Unless you happen to live in the city of Longwood, where you can qualify for a city rebate of up to $500 or 10% of your solar power energy installation costs, then Florida has zero state level tax credits or rebates.
Florida does see homes with solar energy systems as more valuable and rewards that through an exemption on property taxes. The value of your home goes up by up to $20 for every $1 you save in electricity per year. When you buy your solar panels, they exempt from sales tax, that saves you 6%, right up front. These are small steps but they are forward moving.
The Orlando Utilities Commission does offer a fairly decent performance payment, $0.05 per kWh, to you in exchange for your solar power generation.

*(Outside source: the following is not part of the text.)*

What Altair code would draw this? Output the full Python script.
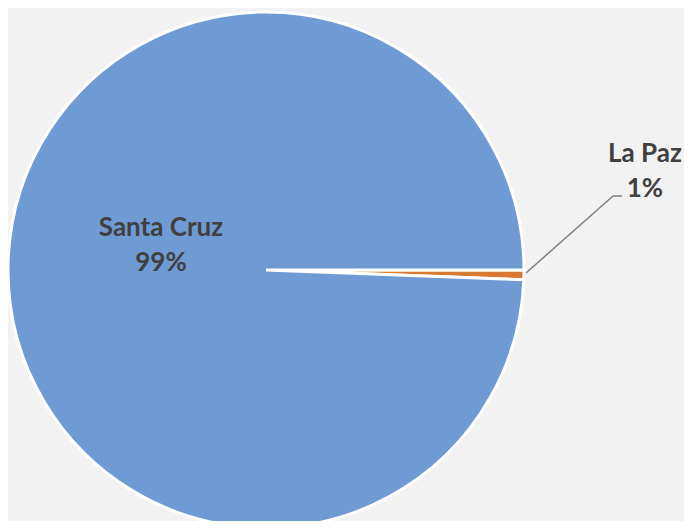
import math
import altair as alt
import pandas as pd

regions = ["La Paz", "Santa Cruz"]
shares = [0.6, 99.4]
pct_labels = ["1%", "99%"]
order = [0, 1]
colors = ["#d97a33", "#6f9bd4"]

df = pd.DataFrame({
    "region": regions,
    "share": shares,
    "pct": pct_labels,
    "ord": order,
})
df["label"] = df["region"] + "\n" + df["pct"]

CX, CY, R = 258, 262, 258

theta_enc = alt.Theta("share:Q", stack=True,
                      scale=alt.Scale(range=[math.pi / 2, math.pi / 2 + 2 * math.pi]))

base = alt.Chart(df).encode(
    theta=theta_enc,
    order=alt.Order("ord:Q"),
    x=alt.value(CX),
    y=alt.value(CY),
)

pie = base.mark_arc(radius=R, stroke="white", strokeWidth=3).encode(
    color=alt.Color("region:N", scale=alt.Scale(domain=regions, range=colors), legend=None)
)

txt_props = dict(font="Lato", fontWeight="bold", fontSize=26, color="#404040",
                 lineBreak="\n", lineHeight=35, align="center", baseline="alphabetic")

lbl_sc = base.mark_text(radius=105, dy=-36, **txt_props).encode(
    text="label:N"
).transform_filter(alt.datum.region == "Santa Cruz")

lbl_lp = base.mark_text(radius=386, dx=-7, dy=-115, **txt_props).encode(
    text="label:N"
).transform_filter(alt.datum.region == "La Paz")

# leader line for La Paz
lead = pd.DataFrame({"k": [0]})
rule1 = alt.Chart(lead).mark_rule(color="#7f7f7f", strokeWidth=1.5).encode(
    x=alt.value(518), y=alt.value(265), x2=alt.value(605), y2=alt.value(188)
)
rule2 = alt.Chart(lead).mark_rule(color="#7f7f7f", strokeWidth=1.5).encode(
    x=alt.value(605), y=alt.value(188), x2=alt.value(614), y2=alt.value(188)
)

chart = alt.layer(pie, rule1, rule2, lbl_sc, lbl_lp).properties(
    width=676, height=513, autosize=alt.AutoSizeParams(type="none"), padding=0,
    background="#f2f2f2",
).configure_view(stroke=None)

chart.save("out.html", embed_options={"renderer": "svg", "actions": False})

It’s a five-year program, set up to auto renew for another 5-years and it pays you per kilowatt hour generated, even if you don’t power your home with it. This money adds up over time, as much as $332 in five years, it shortens the amount of time needed to pay off your initial system costs.
So, sunny Florida doesn’t seem to be looking all that bright when it comes to solar power energy because their public utility companies have very little motivation to help residents make the switch. Lacking a solid RPS and without a statewide solar energy rebate policy, it’s clear Florida’s legislature doesn’t yet see the bright side of encouraging renewable energy production.
Don’t lose hope if you’re a Florida resident, with the projected payback for a 5-kW system at about ten years, the state rates a “70%” grade overall when it comes to investing in solar energy.